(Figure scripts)
## start
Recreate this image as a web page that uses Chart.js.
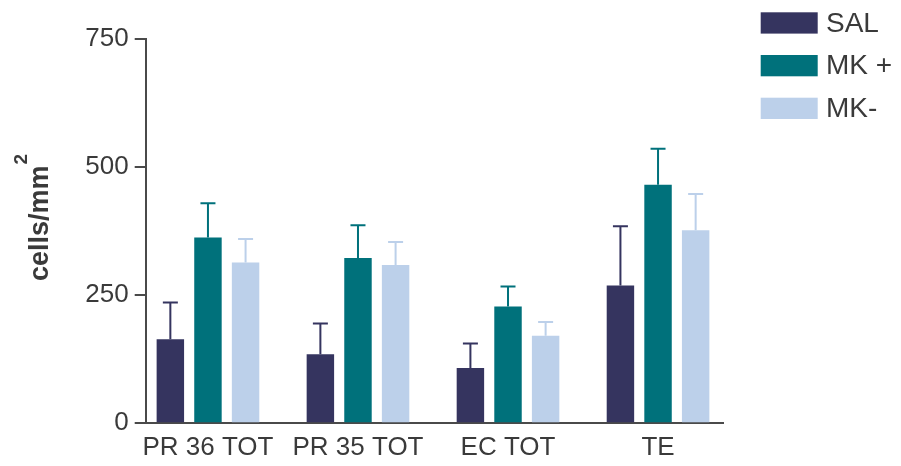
<!DOCTYPE html>
<html>
<head>
<meta charset="utf-8">
<script src="https://cdn.jsdelivr.net/npm/chart.js@4/dist/chart.umd.min.js"></script>
<style>
  html, body { margin: 0; padding: 0; background: #fff; }
  #wrap { width: 901px; height: 466px; position: relative; }
</style>
</head>
<body>
<div id="wrap"><canvas id="c" width="901" height="466"></canvas></div>
<script>
// Cell densities (cells/mm²), mean and upper error per region
const categories = ['PR 36 TOT', 'PR 35 TOT', 'EC TOT', 'TE'];
const seriesNames = ['SAL', 'MK +', 'MK-'];
const salValues = [164, 135, 108, 269];
const salErrors = [72, 60, 48, 116];
const mkPlusValues = [363, 323, 228, 466];
const mkPlusErrors = [67, 64, 39, 70];
const mkMinusValues = [314, 309, 171, 377];
const mkMinusErrors = [46, 45, 27, 71];
const yTicks = [0, 250, 500, 750];
const yTitle = 'cells/mm';
const yTitleSup = '2';

const colors = ['#35345f', '#00717b', '#bcd0ea'];
const textColor = '#3a3a3a';
const axisColor = '#4a4a4a';
const FONT = '"Liberation Sans", Arial, Helvetica, sans-serif';

// Category index axis range (groups sit at integer positions)
const X_MIN = -0.415;
const X_MAX = 3.433;

const toPoints = vals => vals.map((v, i) => ({ x: i, y: v }));

const datasets = [
  { label: seriesNames[0], data: toPoints(salValues), errors: salErrors },
  { label: seriesNames[1], data: toPoints(mkPlusValues), errors: mkPlusErrors },
  { label: seriesNames[2], data: toPoints(mkMinusValues), errors: mkMinusErrors }
].map((d, i) => Object.assign(d, {
  backgroundColor: colors[i],
  borderWidth: 0,
  categoryPercentage: 0.752,
  barPercentage: 0.73
}));

// Upper error bars with caps, in the series colour
const errorBars = {
  id: 'errorBars',
  afterDatasetsDraw(chart) {
    const ctx = chart.ctx;
    const ys = chart.scales.y;
    chart.data.datasets.forEach((ds, di) => {
      const meta = chart.getDatasetMeta(di);
      meta.data.forEach((bar, i) => {
        const top = ys.getPixelForValue(ds.data[i].y + ds.errors[i]);
        ctx.save();
        ctx.strokeStyle = ds.backgroundColor;
        ctx.lineWidth = 2;
        ctx.beginPath();
        ctx.moveTo(bar.x, bar.y);
        ctx.lineTo(bar.x, top);
        ctx.moveTo(bar.x - 7.5, top);
        ctx.lineTo(bar.x + 7.5, top);
        ctx.stroke();
        ctx.restore();
      });
    });
  }
};

// Legend block at the top right
const sideLegend = {
  id: 'sideLegend',
  afterDraw(chart) {
    const ctx = chart.ctx;
    ctx.save();
    ctx.font = '28px ' + FONT;
    ctx.textBaseline = 'middle';
    ctx.textAlign = 'left';
    chart.data.datasets.forEach((ds, i) => {
      const top = 12.3 + i * 42.7;
      ctx.fillStyle = ds.backgroundColor;
      ctx.fillRect(760.7, top, 57, 21.3);
      ctx.fillStyle = textColor;
      ctx.fillText(ds.label, 826, top + 11.5);
    });
    ctx.restore();
  }
};

// Rotated y-axis title with a raised exponent
const yAxisTitle = {
  id: 'yAxisTitle',
  afterDraw(chart) {
    const ctx = chart.ctx;
    ctx.save();
    ctx.translate(47.7, 281);
    ctx.rotate(-Math.PI / 2);
    ctx.fillStyle = textColor;
    ctx.textBaseline = 'alphabetic';
    ctx.textAlign = 'left';
    ctx.font = 'bold 27px ' + FONT;
    ctx.fillText(yTitle, 0, 0);
    const w = ctx.measureText(yTitle).width;
    ctx.font = 'bold 19px ' + FONT;
    ctx.fillText(yTitleSup, w + 1, -21);
    ctx.restore();
  }
};

new Chart(document.getElementById('c'), {
  type: 'bar',
  data: { datasets },
  plugins: [errorBars, sideLegend, yAxisTitle],
  options: {
    responsive: false,
    animation: false,
    layout: { padding: { left: 0, right: 178, top: 39.3, bottom: 0 } },
    plugins: { legend: { display: false }, tooltip: { enabled: false } },
    scales: {
      x: {
        type: 'linear',
        bounds: 'data',
        offset: false,
        min: X_MIN,
        max: X_MAX,
        afterBuildTicks: s => {
          s.ticks = categories.map((_, i) => ({ value: i }));
          s.min = X_MIN;
          s.max = X_MAX;
        },
        afterFit: s => { s.height = 42.7; },
        grid: { display: false, drawTicks: false, offset: false },
        border: { display: true, color: axisColor, width: 2 },
        ticks: {
          autoSkip: false,
          maxRotation: 0,
          padding: 9,
          color: textColor,
          font: { family: FONT, size: 26 },
          callback: v => categories[v]
        }
      },
      y: {
        min: 0,
        max: 750,
        afterBuildTicks: s => { s.ticks = yTicks.map(v => ({ value: v })); },
        afterFit: s => { s.width = 145.7; },
        grid: { display: true, drawOnChartArea: false, drawTicks: true, tickLength: 11, color: axisColor, lineWidth: 2 },
        border: { display: true, color: axisColor, width: 2 },
        ticks: {
          padding: 6,
          color: textColor,
          font: { family: FONT, size: 26 }
        }
      }
    }
  }
});
</script>
</body>
</html>
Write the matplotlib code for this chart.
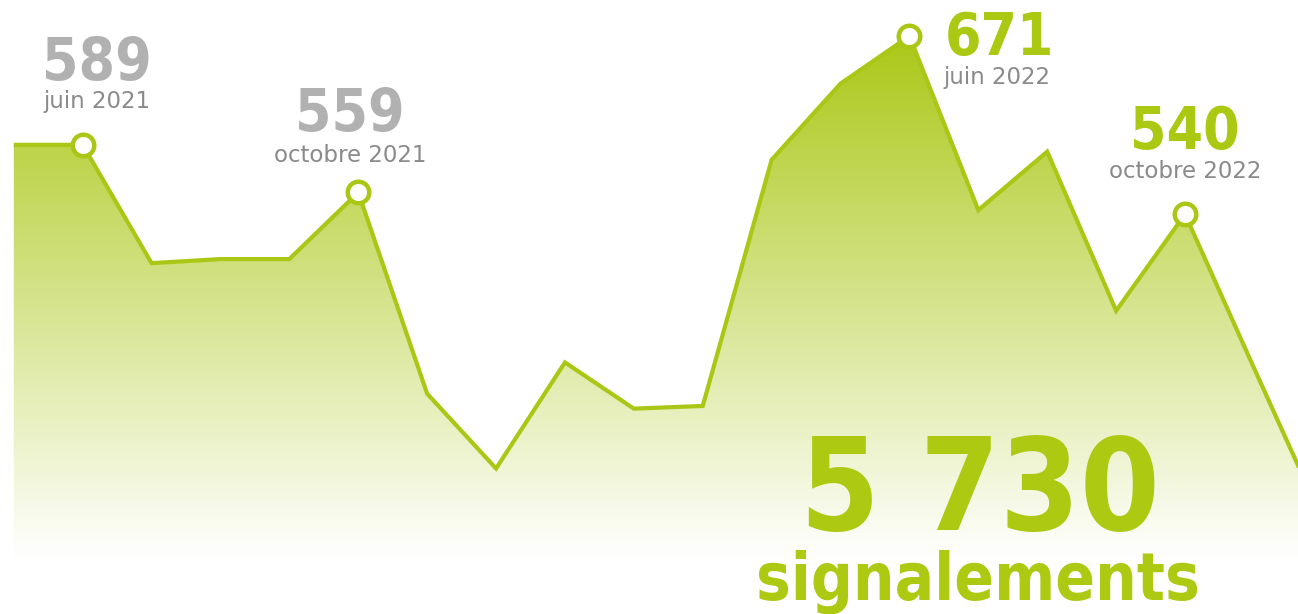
## end
### Exercise task
Return the listing above in full and without alteration, excluding its pictures.

### Exercise output
Recreate this image as a web page that uses Chart.js.
<!DOCTYPE html>
<html>
<head>
<meta charset="utf-8">
<script src="https://cdn.jsdelivr.net/npm/chart.js@4/dist/chart.umd.min.js"></script>
<style>
  html, body { margin: 0; padding: 0; background: #fff; }
  #wrap { width: 901px; height: 466px; position: relative; }
</style>
</head>
<body>
<div id="wrap"><canvas id="c" width="901" height="466"></canvas></div>
<script>
// Cell densities (cells/mm²), mean and upper error per region
const categories = ['PR 36 TOT', 'PR 35 TOT', 'EC TOT', 'TE'];
const seriesNames = ['SAL', 'MK +', 'MK-'];
const salValues = [164, 135, 108, 269];
const salErrors = [72, 60, 48, 116];
const mkPlusValues = [363, 323, 228, 466];
const mkPlusErrors = [67, 64, 39, 70];
const mkMinusValues = [314, 309, 171, 377];
const mkMinusErrors = [46, 45, 27, 71];
const yTicks = [0, 250, 500, 750];
const yTitle = 'cells/mm';
const yTitleSup = '2';

const colors = ['#35345f', '#00717b', '#bcd0ea'];
const textColor = '#3a3a3a';
const axisColor = '#4a4a4a';
const FONT = '"Liberation Sans", Arial, Helvetica, sans-serif';

// Category index axis range (groups sit at integer positions)
const X_MIN = -0.415;
const X_MAX = 3.433;

const toPoints = vals => vals.map((v, i) => ({ x: i, y: v }));

const datasets = [
  { label: seriesNames[0], data: toPoints(salValues), errors: salErrors },
  { label: seriesNames[1], data: toPoints(mkPlusValues), errors: mkPlusErrors },
  { label: seriesNames[2], data: toPoints(mkMinusValues), errors: mkMinusErrors }
].map((d, i) => Object.assign(d, {
  backgroundColor: colors[i],
  borderWidth: 0,
  categoryPercentage: 0.752,
  barPercentage: 0.73
}));

// Upper error bars with caps, in the series colour
const errorBars = {
  id: 'errorBars',
  afterDatasetsDraw(chart) {
    const ctx = chart.ctx;
    const ys = chart.scales.y;
    chart.data.datasets.forEach((ds, di) => {
      const meta = chart.getDatasetMeta(di);
      meta.data.forEach((bar, i) => {
        const top = ys.getPixelForValue(ds.data[i].y + ds.errors[i]);
        ctx.save();
        ctx.strokeStyle = ds.backgroundColor;
        ctx.lineWidth = 2;
        ctx.beginPath();
        ctx.moveTo(bar.x, bar.y);
        ctx.lineTo(bar.x, top);
        ctx.moveTo(bar.x - 7.5, top);
        ctx.lineTo(bar.x + 7.5, top);
        ctx.stroke();
        ctx.restore();
      });
    });
  }
};

// Legend block at the top right
const sideLegend = {
  id: 'sideLegend',
  afterDraw(chart) {
    const ctx = chart.ctx;
    ctx.save();
    ctx.font = '28px ' + FONT;
    ctx.textBaseline = 'middle';
    ctx.textAlign = 'left';
    chart.data.datasets.forEach((ds, i) => {
      const top = 12.3 + i * 42.7;
      ctx.fillStyle = ds.backgroundColor;
      ctx.fillRect(760.7, top, 57, 21.3);
      ctx.fillStyle = textColor;
      ctx.fillText(ds.label, 826, top + 11.5);
    });
    ctx.restore();
  }
};

// Rotated y-axis title with a raised exponent
const yAxisTitle = {
  id: 'yAxisTitle',
  afterDraw(chart) {
    const ctx = chart.ctx;
    ctx.save();
    ctx.translate(47.7, 281);
    ctx.rotate(-Math.PI / 2);
    ctx.fillStyle = textColor;
    ctx.textBaseline = 'alphabetic';
    ctx.textAlign = 'left';
    ctx.font = 'bold 27px ' + FONT;
    ctx.fillText(yTitle, 0, 0);
    const w = ctx.measureText(yTitle).width;
    ctx.font = 'bold 19px ' + FONT;
    ctx.fillText(yTitleSup, w + 1, -21);
    ctx.restore();
  }
};

new Chart(document.getElementById('c'), {
  type: 'bar',
  data: { datasets },
  plugins: [errorBars, sideLegend, yAxisTitle],
  options: {
    responsive: false,
    animation: false,
    layout: { padding: { left: 0, right: 178, top: 39.3, bottom: 0 } },
    plugins: { legend: { display: false }, tooltip: { enabled: false } },
    scales: {
      x: {
        type: 'linear',
        bounds: 'data',
        offset: false,
        min: X_MIN,
        max: X_MAX,
        afterBuildTicks: s => {
          s.ticks = categories.map((_, i) => ({ value: i }));
          s.min = X_MIN;
          s.max = X_MAX;
        },
        afterFit: s => { s.height = 42.7; },
        grid: { display: false, drawTicks: false, offset: false },
        border: { display: true, color: axisColor, width: 2 },
        ticks: {
          autoSkip: false,
          maxRotation: 0,
          padding: 9,
          color: textColor,
          font: { family: FONT, size: 26 },
          callback: v => categories[v]
        }
      },
      y: {
        min: 0,
        max: 750,
        afterBuildTicks: s => { s.ticks = yTicks.map(v => ({ value: v })); },
        afterFit: s => { s.width = 145.7; },
        grid: { display: true, drawOnChartArea: false, drawTicks: true, tickLength: 11, color: axisColor, lineWidth: 2 },
        border: { display: true, color: axisColor, width: 2 },
        ticks: {
          padding: 6,
          color: textColor,
          font: { family: FONT, size: 26 }
        }
      }
    }
  }
});
</script>
</body>
</html>
Write the matplotlib code for this chart.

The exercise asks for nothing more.